■ **DATASET EXTRACT**:
┄┄┄┄┄┄┄┄┄┄

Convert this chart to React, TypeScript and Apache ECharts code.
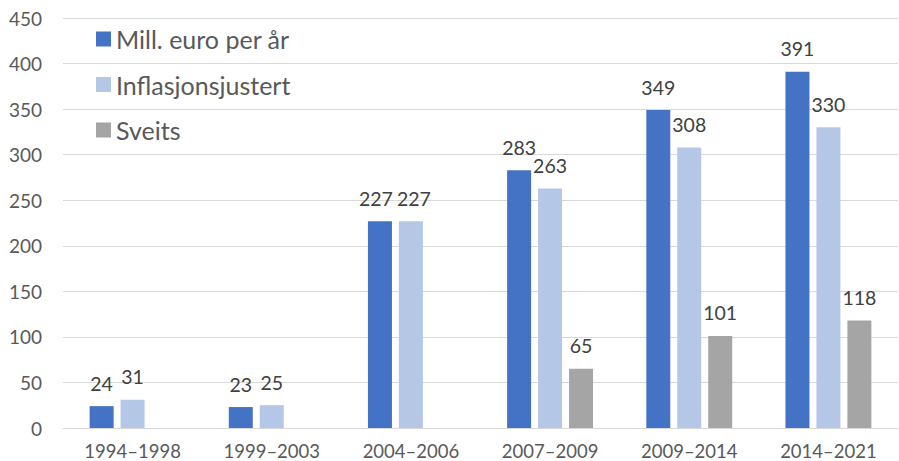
import React, { useEffect, useRef } from "react";
import * as echarts from "echarts";

const categories = ["1994–1998", "1999–2003", "2004–2006", "2007–2009", "2009–2014", "2014–2021"];
const millEuro = [24, 23, 227, 283, 349, 391];
const inflasjon = [31, 25, 227, 263, 308, 330];
const sveits: (number | null)[] = [null, null, null, 65, 101, 118];
const seriesNames = ["Mill. euro per år", "Inflasjonsjustert", "Sveits"];
const colors = ["#4472C4", "#B4C7E7", "#A5A5A5"];

const FONT = "Lato";

export default function App() {
  const ref = useRef<HTMLDivElement>(null);
  useEffect(() => {
    document.body.style.margin = "0";
    const chart = echarts.init(ref.current!, null, { renderer: "svg" });
    const label = {
      show: true,
      position: "top" as const,
      distance: 13,
      color: "#404040",
      fontFamily: FONT,
      fontSize: 19.5,
    };
    // nudge overlapping labels apart (equal neighbouring values)
    const withNudge = (data: (number | null)[], dx: number) =>
      data.map((v, i) =>
        i === 2 ? { value: v, label: { offset: [dx, 0] } } : v
      );
    const mk = (name: string, data: any[], color: string) => ({
      type: "bar" as const,
      name,
      data,
      barWidth: 24,
      barGap: "29%",
      itemStyle: { color },
      label,
    });
    chart.setOption({
      animation: false,
      backgroundColor: "#ffffff",
      grid: { left: 63, right: 1, top: 18, bottom: 33, containLabel: false },
      legend: {
        orient: "vertical",
        left: 91,
        top: 21.5,
        itemWidth: 15,
        itemHeight: 15,
        itemGap: 20.5,
        icon: "rect",
        textStyle: { fontFamily: FONT, fontSize: 25, color: "#595959" },
        data: seriesNames,
      },
      xAxis: {
        type: "category",
        data: categories,
        axisTick: { show: false },
        axisLine: { lineStyle: { color: "#D9D9D9", width: 1 } },
        axisLabel: { color: "#595959", fontFamily: FONT, fontSize: 18.5, margin: 13 },
      },
      yAxis: {
        type: "value",
        min: 0,
        max: 450,
        interval: 50,
        axisLine: { show: false },
        axisTick: { show: false },
        splitLine: { lineStyle: { color: "#D9D9D9", width: 1 } },
        axisLabel: { color: "#595959", fontFamily: FONT, fontSize: 19, margin: 21 },
      },
      series: [
        mk(seriesNames[0], withNudge(millEuro, -4), colors[0]),
        mk(seriesNames[1], withNudge(inflasjon, 3), colors[1]),
        mk(seriesNames[2], sveits, colors[2]),
      ],
    });
    return () => chart.dispose();
  }, []);
  return (
    <div
      ref={ref}
      style={{ position: "absolute", left: 0, top: 0, width: 899, height: 461 }}
    />
  );
}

┄┄┄┄┄┄┄┄┄┄

■ **GIVEN TASK**:
Restate the full listing verbatim and drop every picture.

■ **ANSWER TO THE TASK**:
Convert this chart to React, TypeScript and Apache ECharts code.
import React, { useEffect, useRef } from "react";
import * as echarts from "echarts";

const categories = ["1994–1998", "1999–2003", "2004–2006", "2007–2009", "2009–2014", "2014–2021"];
const millEuro = [24, 23, 227, 283, 349, 391];
const inflasjon = [31, 25, 227, 263, 308, 330];
const sveits: (number | null)[] = [null, null, null, 65, 101, 118];
const seriesNames = ["Mill. euro per år", "Inflasjonsjustert", "Sveits"];
const colors = ["#4472C4", "#B4C7E7", "#A5A5A5"];

const FONT = "Lato";

export default function App() {
  const ref = useRef<HTMLDivElement>(null);
  useEffect(() => {
    document.body.style.margin = "0";
    const chart = echarts.init(ref.current!, null, { renderer: "svg" });
    const label = {
      show: true,
      position: "top" as const,
      distance: 13,
      color: "#404040",
      fontFamily: FONT,
      fontSize: 19.5,
    };
    // nudge overlapping labels apart (equal neighbouring values)
    const withNudge = (data: (number | null)[], dx: number) =>
      data.map((v, i) =>
        i === 2 ? { value: v, label: { offset: [dx, 0] } } : v
      );
    const mk = (name: string, data: any[], color: string) => ({
      type: "bar" as const,
      name,
      data,
      barWidth: 24,
      barGap: "29%",
      itemStyle: { color },
      label,
    });
    chart.setOption({
      animation: false,
      backgroundColor: "#ffffff",
      grid: { left: 63, right: 1, top: 18, bottom: 33, containLabel: false },
      legend: {
        orient: "vertical",
        left: 91,
        top: 21.5,
        itemWidth: 15,
        itemHeight: 15,
        itemGap: 20.5,
        icon: "rect",
        textStyle: { fontFamily: FONT, fontSize: 25, color: "#595959" },
        data: seriesNames,
      },
      xAxis: {
        type: "category",
        data: categories,
        axisTick: { show: false },
        axisLine: { lineStyle: { color: "#D9D9D9", width: 1 } },
        axisLabel: { color: "#595959", fontFamily: FONT, fontSize: 18.5, margin: 13 },
      },
      yAxis: {
        type: "value",
        min: 0,
        max: 450,
        interval: 50,
        axisLine: { show: false },
        axisTick: { show: false },
        splitLine: { lineStyle: { color: "#D9D9D9", width: 1 } },
        axisLabel: { color: "#595959", fontFamily: FONT, fontSize: 19, margin: 21 },
      },
      series: [
        mk(seriesNames[0], withNudge(millEuro, -4), colors[0]),
        mk(seriesNames[1], withNudge(inflasjon, 3), colors[1]),
        mk(seriesNames[2], sveits, colors[2]),
      ],
    });
    return () => chart.dispose();
  }, []);
  return (
    <div
      ref={ref}
      style={{ position: "absolute", left: 0, top: 0, width: 899, height: 461 }}
    />
  );
}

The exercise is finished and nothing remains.